Public Opinion Reignites as Pardon Speculation Mounts

Beyond its balance-sheet rebuttals, the release is reigniting public debate. Two weeks prior, conservative activist Laura Loomer claimed on X that a “massive and well-funded effort” was underway to persuade U.S. President Donald Trump to issue Bankman-Fried a presidential pardon. Although unverified, the rumour has sparked intense discussion across the crypto community — especially in light of the outgoing administration’s recent pro-crypto positions and prior clemency moves.

Among the more eyebrow-raising parallels is that of Changpeng Zhao, founder of Binance and one-time rival of Bankman-Fried. Zhao, who pleaded guilty to U.S. anti-money laundering violations at the world’s largest crypto exchange, was recently pardoned by Trump — amplifying speculation that the former FTX boss might pursue a similar lifeline.
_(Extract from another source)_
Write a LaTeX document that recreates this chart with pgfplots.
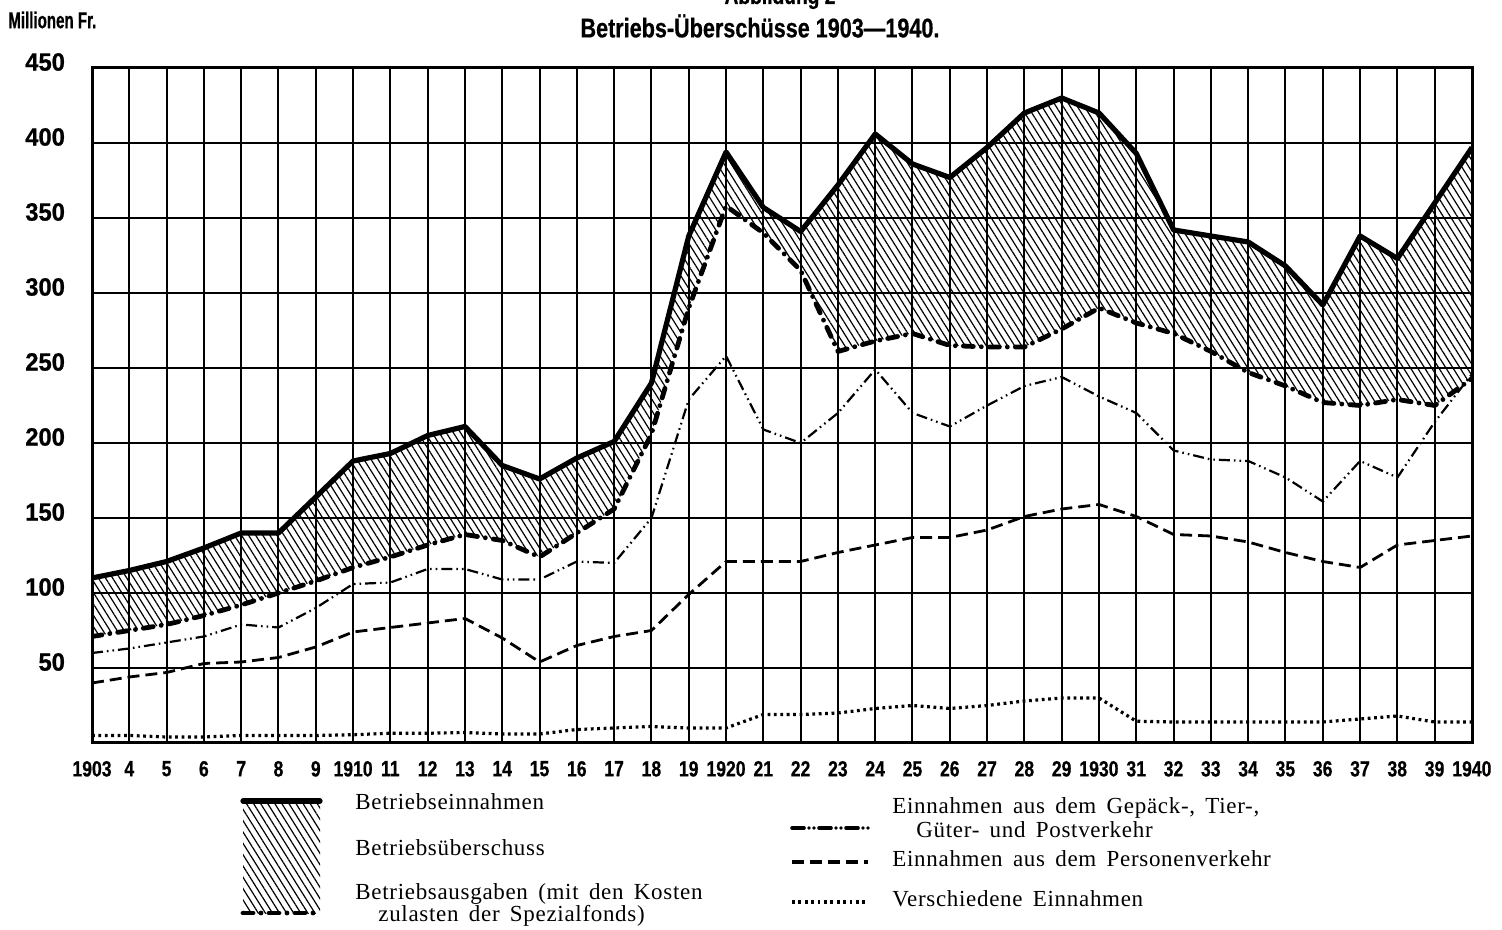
\documentclass[border=0pt]{standalone}
\usepackage{fontspec}
\setmainfont{Liberation Serif}
\newfontfamily\legfont{Liberation Serif}[LetterSpace=3,WordSpace=1.6]
\newfontfamily\cond{Liberation Sans}[FakeStretch=0.8,FakeBold=0.6]
\newfontfamily\ycond{Liberation Sans}[FakeStretch=0.95,FakeBold=0.8]
\usepackage{pgfplots}
\usepackage{pgfplotstable}
\pgfplotsset{compat=1.18}
\usepgfplotslibrary{fillbetween}
\usetikzlibrary{patterns.meta}

% Millionen Fr.
\pgfplotstableread{
year ein aus gut pers versch
1903 110  71  60  40  5
1904 115  75  63  44  5
1905 121  79  67  47  4
1906 130  85  71  53  4
1907 140  92  79  54  5
1908 140 100  77  57  5
1909 164 108  90  64  5
1910 188 117 106  74  5.5
1911 193 124 107  77  6.5
1912 205 132 116  80  6.5
1913 211 139 116  83  7
1914 185 135 109  70  6
1915 176 124 109  54  6
1916 190 140 121  65  9
1917 201 156 120  71  10
1918 240 206 150  75  11
1919 338 290 229  99  10
1920 394 358 258 121  10
1921 357 340 209 121  19
1922 341 315 200 121  19
1923 372 261 220 127  20
1924 406 268 249 132  23
1925 386 273 220 137  25
1926 377 265 211 137  23
1927 397 264 225 142  25
1928 420 264 238 151  28
1929 430 276 244 156  30
1930 420 290 231 159  30
1931 393 280 220 151  14.5
1932 342 273 195 139  14
1933 338 261 189 138  14
1934 334 247 188 134  14
1935 318 238 177 127  14
1936 292 227 161 121  14
1937 338 225 188 117  16
1938 323 229 177 132  18
1939 360 225 214 135  14
1940 397 243 246 138  14
}\data

\tikzset{
  hatch/.style={pattern={Lines[angle=-58,distance=3pt,line width=0.6pt]}},
  einst/.style={black, line width=2.6pt, line join=round},
  ausst/.style={black, line width=2.4pt, line cap=round, line join=round,
    dash pattern=on 5pt off 4pt on 0pt off 4pt},
  gutst/.style={black, line width=1.1pt,
    dash pattern=on 5.5pt off 2pt on 0.8pt off 2pt on 0.8pt off 2pt},
  persst/.style={black, line width=1.4pt, dash pattern=on 6pt off 3pt},
  verst/.style={black, line width=1.6pt, dash pattern=on 1.4pt off 1.8pt},
}

\begin{document}
\begin{tikzpicture}
\begin{axis}[
    scale only axis,
    width=690pt, height=337.5pt,
    xmin=1903, xmax=1940,
    ymin=0, ymax=450,
    xtick={1903,...,1940},
    xticklabels={1903,4,5,6,7,8,9,1910,11,12,13,14,15,16,17,18,19,1920,21,22,23,24,25,26,27,28,29,1930,31,32,33,34,35,36,37,38,39,1940},
    ytick={50,100,...,450},
    yticklabels={50,100,150,200,250,300,350,400,450},
    grid=major,
    major grid style={black, line width=1pt},
    axis line style={black, line width=1.5pt},
    major tick length=0pt,
    xticklabel style={font=\cond\bfseries\fontsize{11}{12}\selectfont, anchor=north, yshift=-5.5pt},
    yticklabel style={font=\ycond\bfseries\fontsize{12.5}{13}\selectfont, anchor=east, xshift=-10pt, yshift=3pt},
]
\addplot[name path=ein, draw=none, forget plot] table[x=year, y=ein] {\data};
\addplot[name path=aus, draw=none, forget plot] table[x=year, y=aus] {\data};
\addplot[hatch, draw=none] fill between[of=ein and aus];

\addplot[verst] table[x=year, y=versch] {\data};
\addplot[persst] table[x=year, y=pers] {\data};
\addplot[gutst] table[x=year, y=gut] {\data};
\addplot[ausst] table[x=year, y=aus] {\data};
\addplot[einst] table[x=year, y=ein] {\data};
\end{axis}

% titles
\begin{scope}
\clip (200pt,340pt) rectangle (500pt,371.5pt);
\node[font=\cond\bfseries\fontsize{12}{13}\selectfont, anchor=base] at (344pt,369.5pt) {Abbildung 2};
\end{scope}
\node[font=\cond\bfseries\fontsize{13.5}{15}\selectfont] at (334pt,358.5pt) {Betriebs-Überschüsse 1903—1940.};
\node[font=\cond\bfseries\fontsize{11.5}{13}\selectfont, anchor=west, xscale=0.82, inner sep=0pt] at (-42pt,361.5pt) {Millionen Fr.};

% legend, left block
\fill[hatch] (75.5pt,-85pt) rectangle (114pt,-29pt);
\draw[einst, line cap=round] (75.5pt,-29pt) -- (114pt,-29pt);
\draw[ausst] (75.5pt,-85pt) -- (114pt,-85pt);
\begin{scope}[every node/.style={anchor=west, inner sep=0pt, font=\legfont\fontsize{11.5}{13}\selectfont}]
\node at (131.5pt,-29.5pt) {Betriebseinnahmen};
\node at (131.5pt,-52.5pt) {Betriebsüberschuss};
\node at (131.5pt,-75.5pt) {Betriebsausgaben (mit den Kosten};
\node at (143pt,-86.5pt) {zulasten der Spezialfonds)};
% right block
\node at (400pt,-32.5pt) {Einnahmen aus dem Gepäck-, Tier-,};
\node at (412pt,-43.5pt) {Güter- und Postverkehr};
\node at (400pt,-58pt) {Einnahmen aus dem Personenverkehr};
\node at (400pt,-78pt) {Verschiedene Einnahmen};
\end{scope}
\draw[ausst, line width=1.8pt, dash pattern=on 6pt off 2.5pt on 0pt off 2.5pt on 0pt off 2.5pt] (350pt,-42.5pt) -- (388pt,-42.5pt);
\draw[persst, line width=1.8pt] (350pt,-59.5pt) -- (388pt,-59.5pt);
\draw[verst, line width=1.8pt] (350pt,-79.5pt) -- (388pt,-79.5pt);

\pgfresetboundingbox
\path[use as bounding box] (-46pt,-93.5pt) rectangle (705pt,371.5pt);
\end{tikzpicture}
\end{document}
FTX’s Legacy: Scandal, Lessons, and Recruiting Reform

For the blockchain industry, Bankman-Fried’s continued efforts to justify FTX’s collapse underscore a pivotal challenge: credibility. The episode serves as both an ethics lesson and a reminder of why transparent governance structures are indispensable for Web3 companies. The controversy continues to influence crypto recruitment trends, with firms seeking compliance officers, blockchain auditors and DeFi risk analysts to avoid repeating FTX’s mistakes.

At Spectrum Search, we’ve observed a post-FTX acceleration in demand for regulatory-savvy professionals — from web3 recruiters to crypto headhunters — who can navigate both the high-growth promise of digital assets and the tightened oversight that’s now defining the sector.

Evaluating the Economic Claim

Despite the data-laden tone of Bankman-Fried’s defence paper, experts remain deeply unconvinced. Forensic accounting reports from court-appointed bankruptcy teams paint a starkly different picture: one of missing records, poor asset segregation, and deliberate commingling of client funds. In that light, assertions of solvency “on paper” appear moot — especially given the liquidity collapse triggered by investor panic when Binance announced it would liquidate its FTT holdings.

Industry observers recall that this moment — dramatically chronicled during the 2022 “crypto contagion” — sent shockwaves through markets, setting off a domino of insolvencies at other firms, from Celsius to Voyager. The ensuing chain reaction has since reshaped global blockchain policy, driving stricter regulations such as the UK’s enhanced crypto enforcement laws and the EU’s MiCA framework.

Restoring Trust in the New Web3 Economy

The lasting legacy of the Bankman-Fried case is not merely legal but cultural. FTX once epitomised the youthful optimism of decentralised finance — a brand that cast itself as the moral compass of crypto exchange innovation. Its downfall shocked investors and recruiters alike, undermining trust in founders’ promises and exposing how fragile corporate ethics can be in fast-moving markets.

Yet the ecosystem continues to rebuild. A new wave of blockchain recruitment is emerging, prioritising risk assessment, treasury transparency, and smart-contract governance. The industry is actively chasing DeFi talent capable of preventing the next systemic collapse. The search for Web3 professionals now emphasises integrity as much as innovation — a sign of maturation across the crypto employment landscape.

Judicial Irony and Public Accountability

When Judge Lewis Kaplan sentenced Bankman-Fried to twenty-five years imprisonment earlier this year, he invoked a sharp metaphor: “A thief who takes his loot to Las Vegas and successfully bets the stolen money is not entitled to a discount.” The remark cut through the numbers, dismantling any notion that subsequent market gains could wash away initial wrongdoing — or that speculative fortune could undo the human and institutional damage caused.

Despite this, the resurfacing of Bankman-Fried’s arguments via his old X account suggests an ongoing PR battle for reputation, a campaign aimed at rewriting crypto’s most infamous collapse as a solvable liquidity misfire rather than calculated betrayal. Whether that rebranding gains traction remains to be seen. But one thing is clear — in the interconnected world of crypto recruitment agencies and institutional DeFi investment, the lessons of FTX will continue shaping hiring priorities, governance strategies, and the ethical code of blockchain’s next generation.